Hi! Thanks for this post. I do want to highlight that there is EA-linked work on nuclear security — most notably Carl Robichaud’s program at Longview Philanthropy. From conversations I’ve had with Carl, there are some really interesting and potentially very cost-effective interventions in this space. It certainly sounds like there’s room for collaboration here!
https://forum.effectivealtruism.org/posts/M7wNHbpqnLfDzmDK9/new-nuclear-security-grantmaking-programme-at-longview
Edit: Slightly apologies since I didn’t realise this was written by external folks. But yeah, I’d still change the title.

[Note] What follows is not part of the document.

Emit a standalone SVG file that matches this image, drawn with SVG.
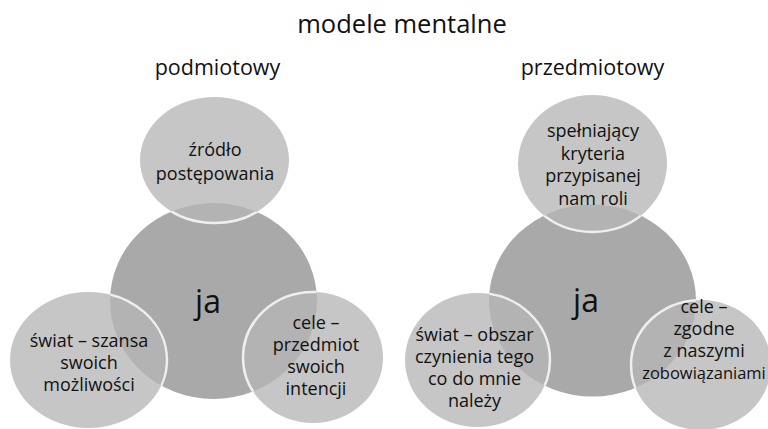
<svg xmlns="http://www.w3.org/2000/svg" width="768" height="429" viewBox="0 0 768 429">
<style>
text{font-family:"Open Sans","Noto Sans","DejaVu Sans",sans-serif;fill:#111111;text-anchor:middle}
.title{font-size:25.5px}
.sub{font-size:21.5px}
.lbl{font-size:18px}
.ja{font-size:32px}
.core{fill:#a9a9a9}
.sat{fill:#b6b6b6;fill-opacity:0.78}
.rim{fill:none;stroke:#ffffff;stroke-opacity:0.8;stroke-width:2.5}
</style>
<defs>
<clipPath id="clipL"><ellipse cx="213.5" cy="301" rx="103.5" ry="98"/></clipPath>
<clipPath id="clipR"><ellipse cx="592.5" cy="300.5" rx="103.5" ry="96"/></clipPath>
</defs>
<rect width="768" height="429" fill="#ffffff"/>
<text class="title" x="402" y="33">modele mentalne</text>
<text class="sub" x="217.5" y="75">podmiotowy</text>
<text class="sub" x="592.5" y="75">przedmiotowy</text>

<g id="connectors"/>

<g id="left-ja">
<ellipse class="core" cx="213.5" cy="301" rx="103.5" ry="98"/>
<text class="ja" x="208" y="313">ja</text>
</g>
<g id="left-top">
<ellipse class="sat" cx="214.5" cy="160" rx="74.5" ry="63"/>
<ellipse class="rim" cx="214.5" cy="160" rx="74.5" ry="63" clip-path="url(#clipL)"/>
<text class="lbl" x="215" y="156">źródło</text>
<text class="lbl" x="215" y="180">postępowania</text>
</g>
<g id="left-bl">
<ellipse class="sat" cx="88.5" cy="360" rx="78.5" ry="68"/>
<ellipse class="rim" cx="88.5" cy="360" rx="78.5" ry="68" clip-path="url(#clipL)"/>
<text class="lbl" x="89" y="347">świat – szansa</text>
<text class="lbl" x="89" y="369">swoich</text>
<text class="lbl" x="89" y="391">możliwości</text>
</g>
<g id="left-br">
<ellipse class="sat" cx="313" cy="357.5" rx="70" ry="65.5"/>
<ellipse class="rim" cx="313" cy="357.5" rx="70" ry="65.5" clip-path="url(#clipL)"/>
<text class="lbl" x="316" y="329">cele –</text>
<text class="lbl" x="316" y="351">przedmiot</text>
<text class="lbl" x="316" y="373">swoich</text>
<text class="lbl" x="316" y="395">intencji</text>
</g>

<g id="right-ja">
<ellipse class="core" cx="592.5" cy="300.5" rx="103.5" ry="96"/>
<text class="ja" x="586" y="312">ja</text>
</g>
<g id="right-top">
<ellipse class="sat" cx="592.5" cy="163.5" rx="74.5" ry="68.5"/>
<ellipse class="rim" cx="592.5" cy="163.5" rx="74.5" ry="68.5" clip-path="url(#clipR)"/>
<text class="lbl" x="593" y="137">spełniający</text>
<text class="lbl" x="593" y="160">kryteria</text>
<text class="lbl" x="593" y="182">przypisanej</text>
<text class="lbl" x="593" y="205">nam roli</text>
</g>
<g id="right-bl">
<ellipse class="sat" cx="477.5" cy="360" rx="72.5" ry="67"/>
<ellipse class="rim" cx="477.5" cy="360" rx="72.5" ry="67" clip-path="url(#clipR)"/>
<text class="lbl" x="474.5" y="341">świat – obszar</text>
<text class="lbl" x="474.5" y="363">czynienia tego</text>
<text class="lbl" x="474.5" y="385">co do mnie</text>
<text class="lbl" x="474.5" y="407">należy</text>
</g>
<g id="right-br">
<ellipse class="sat" cx="701" cy="365" rx="70" ry="65"/>
<ellipse class="rim" cx="701" cy="365" rx="70" ry="65" clip-path="url(#clipR)"/>
<text class="lbl" x="704" y="313">cele –</text>
<text class="lbl" x="704" y="335">zgodne</text>
<text class="lbl" x="704" y="357">z naszymi</text>
<text class="lbl" x="704" y="379" style="font-size:16.5px">zobowiązaniami</text>
</g>
</svg>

Please don’t caps case titles. If you start doing it then everyone else has to.
Thanks for writing the post though. I scanned it and it looks good.
I also guess this is part of the reason this article got so heavily downvoted.
Are you members of the ELN? I guess people might be more receptive to this if it started “Hi, we are some members of the ELN, [introduce your org]. ”
I didn’t really understand that at first (I thought you might be some community member who had been musing on these things) and I think I’d have responded differently if I had.
First of all, thank you very much for your work. in my view, the most difficult problem for activism in this area is that very easily “anti nuclear war” turns into “pro disarmament” activism. The dynamics of big power competition and geopolitics are impossible to discuss with sincerity in the public arena. Stakes are too large, the logic too cruel to be accepted by the population. Even this post is not very clear on actionable projects.
I consider “Nuclear War” the main (almost the only) existential risk, but I am also not extrmely long on ideas:
https://forum.effectivealtruism.org/posts/4viLtxnwzMawqdPum/time-consistency-for-the-ea-community-projects-that-bridge
If I were to suggest something that might work for you, perhaps try and write suggested updates to the nuclear EA wiki pages. Perhaps you checked them and didn’t see the work that’s currently happening. That seems like a flaw on our part.